The civil service at both state and federal levels is the corridor of corruption. Job racketeering, ghost workers, funds misappropriation continue unabated. You can hardly find a civil servant these days whose goal is to serve Nigeria with all his heart. He is putting his ears down to listen for when some windfall opportunity arrives. And how about those workers who go to work once in a long while? Our local government workers are culprits too; they collect their monthly wages like they work full time.


Get to the markets and corruption stirs at your face. Substandard products are sold willfully even when the sellers are aware they are substandard. The use of faulty measuring equipment is rife so you hardly can get value for your money. Business is done with fake currencies and the list goes on.


And the banks? Banks are home to corruption. You’d better check your money at the counter even if you are given bunches else you may be surprised to get home to see that one or two notes are missing. Bankers use the money of clients at will and if they know their clients are dead, they forfeit it. And the wonder debit alerts of N100 and the likes can get you asking why. Bankers have been heard to manage robbery gangs of whom they attach to wealthy customers who have just collected money from the bank.


Its normal in Nigeria for contractors to collect contracts from the government and not prosecute it, after all, they’ve paid godfathers and other fathers and no one is going to ask. Contracts are even overstated so that the profit on the contract is twice or more times the amount required to carry out the job that they would hardly finish.


How about those at the corridors of power, our politicians? Everyone who is running for political office has the goal of stealing the nation’s commonwealth when he gets into office. They already develop strategies to steal before they step into office so that they can be foolproof and not be caught when they get out of office. And citizens don’t help matters. They expect the politician to give them what they cannot afford, the politicians are under pressure to play ball so as to keep his political career intact.


God fathers aren’t helping matters either. They expect political sons to offer them juicy contracts and do their whims and caprices. When the relationship turns sour like it always does, we often hear revelations and counter revelations.


In Nigeria you are god if you have connections with any politician in government.  Once you break the law and you are caught, all you have to do is make a phone call to your “oga at the top” and you are released.


The proliferation of cult groups and the need to belong is rife.
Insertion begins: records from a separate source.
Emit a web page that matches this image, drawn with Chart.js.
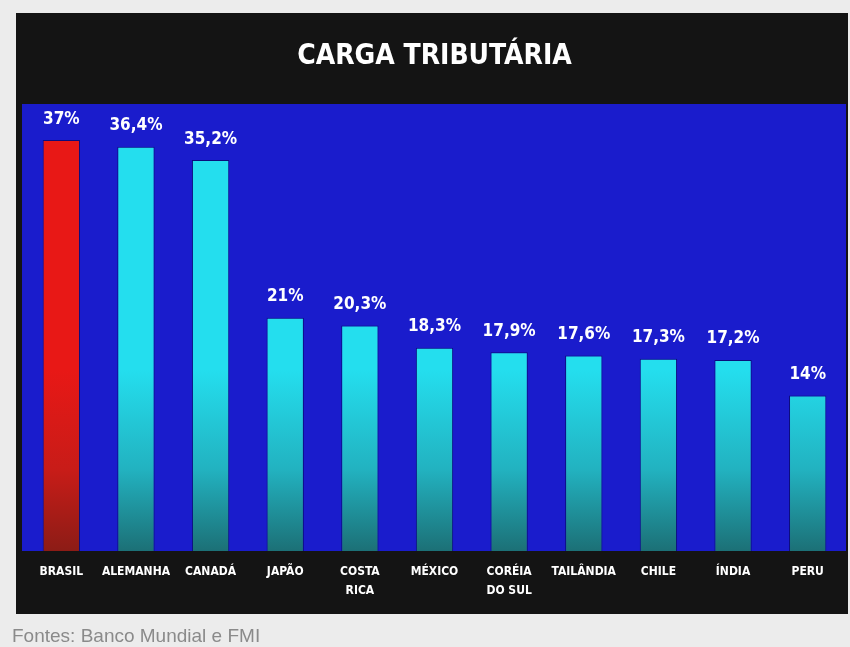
<!DOCTYPE html>
<html>
<head>
<meta charset="utf-8">
<script src="https://cdn.jsdelivr.net/npm/chart.js"></script>
<style>
  html, body { margin: 0; padding: 0; background: #ececec; }
  #wrap { width: 850px; height: 647px; }
</style>
</head>
<body>
<div id="wrap"><canvas id="cargaChart" width="850" height="647"></canvas></div>
<script>
// Carga tributária (% do PIB)
const countries = ['BRASIL', 'ALEMANHA', 'CANADÁ', 'JAPÃO', ['COSTA', 'RICA'], 'MÉXICO',
  ['CORÉIA', 'DO SUL'], 'TAILÂNDIA', 'CHILE', 'ÍNDIA', 'PERU'];
const taxLoad = [37, 36.4, 35.2, 21, 20.3, 18.3, 17.9, 17.6, 17.3, 17.2, 14];
const highlight = 'BRASIL';
const titleText = 'CARGA TRIBUTÁRIA';
const sourceText = 'Fontes: Banco Mundial e FMI';

const narrow = "'Liberation Sans Narrow', 'DejaVu Sans Condensed', 'Arial Narrow', sans-serif";

function barFill(ctx) {
  const chart = ctx.chart;
  const area = chart.chartArea;
  const isRed = countries[ctx.dataIndex] === highlight;
  if (!area) return isRed ? '#e01818' : '#22dcee';
  const g = chart.ctx.createLinearGradient(0, 370, 0, area.bottom);
  if (isRed) {
    g.addColorStop(0, 'rgb(232,24,22)');
    g.addColorStop(0.55, 'rgb(200,28,24)');
    g.addColorStop(1, 'rgb(140,28,22)');
  } else {
    g.addColorStop(0, 'rgb(36,222,238)');
    g.addColorStop(0.55, 'rgb(34,178,192)');
    g.addColorStop(1, 'rgb(28,112,118)');
  }
  return g;
}

// black panel + blue plot background + source note
const backdrop = {
  id: 'backdrop',
  beforeDraw(chart) {
    const c = chart.ctx;
    const a = chart.chartArea;
    c.save();
    c.fillStyle = '#ececec';
    c.fillRect(0, 0, chart.width, chart.height);
    c.fillStyle = '#141414';
    c.fillRect(16, 13, 832, 601);
    c.fillStyle = '#1a1ccc';
    c.fillRect(22, a.top, 824, a.bottom - a.top);
    c.restore();
  },
  afterDraw(chart) {
    const c = chart.ctx;
    c.save();
    c.fillStyle = '#8a8a8a';
    c.font = "19px 'Liberation Sans', Arial, sans-serif";
    c.textBaseline = 'middle';
    c.textAlign = 'left';
    c.fillText(sourceText, 12, 637);
    c.restore();
  }
};

// percentage labels above bars
const valueLabels = {
  id: 'valueLabels',
  afterDatasetsDraw(chart) {
    const c = chart.ctx;
    const meta = chart.getDatasetMeta(0);
    c.save();
    c.fillStyle = '#ffffff';
    c.font = 'bold 17px ' + narrow;
    c.textAlign = 'center';
    c.textBaseline = 'middle';
    meta.data.forEach((bar, i) => {
      const txt = String(taxLoad[i]).replace('.', ',') + '%';
      c.fillText(txt, bar.x, bar.y - 21);
    });
    c.restore();
  }
};

new Chart(document.getElementById('cargaChart'), {
  type: 'bar',
  data: {
    labels: countries,
    datasets: [{
      data: taxLoad,
      backgroundColor: barFill,
      borderColor: 'rgba(0,0,60,0.55)',
      borderWidth: 1,
      barPercentage: 0.5,
      categoryPercentage: 1
    }]
  },
  options: {
    responsive: false,
    animation: false,
    layout: { padding: { top: 0, left: 24, right: 5, bottom: 33 } },
    plugins: {
      legend: { display: false },
      tooltip: { enabled: false },
      title: {
        display: true,
        text: titleText,
        color: '#ffffff',
        font: { family: narrow, size: 28, weight: 'bold', lineHeight: 1.2 },
        padding: { top: 40, bottom: 30.4 }
      }
    },
    scales: {
      x: {
        grid: { display: false, drawTicks: false },
        border: { display: false },
        afterFit(scale) { scale.height = 63; },
        ticks: {
          color: '#ffffff',
          padding: 12,
          maxRotation: 0,
          autoSkip: false,
          font: { family: narrow, size: 12, weight: 'bold', lineHeight: 1.55 }
        }
      },
      y: {
        display: false,
        min: 0,
        max: 40.25
      }
    }
  },
  plugins: [backdrop, valueLabels]
});
</script>
</body>
</html>
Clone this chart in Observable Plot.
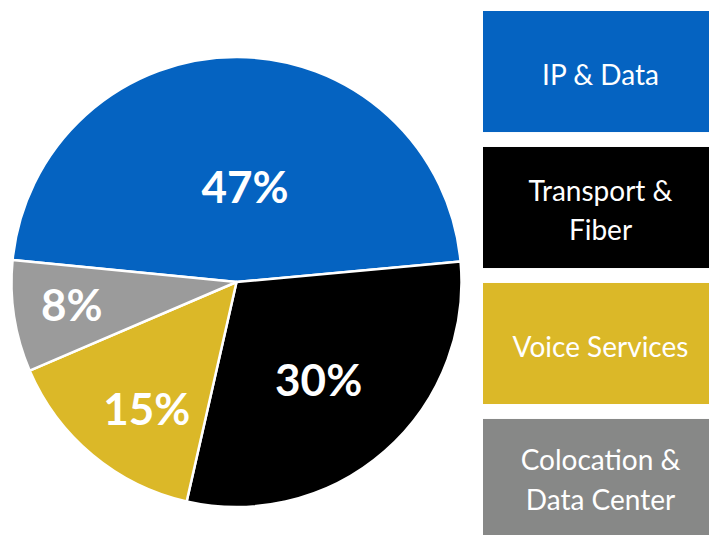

It is the new normal to want to belong to a cult, it has become the new condition to pursue a political career.


And now the churches who should have been the vanguard of the people is fast becoming corruption’s capital. Pastors sleep with female members, church funds are stolen wantonly, church leaders live flamboyant lives and use sugar coated lips to get money out of the pockets of members in the name of God.


Nigeria is reaching a point where corruption will seem like drinking water. It is now normal for Nigerian leaders to steal billions of naira and be considered not corrupt. With corruption at this intensity, we are certainly sitting on a time bomb. Once this explosion happens, the whole nation will certainly be taken in its flames. A time will arrive citizens will have to choose between corruption and life.


If Nigerians survive this corruption onslaught, be sure, one day Nigerians will develop a way to get corruption out of her system.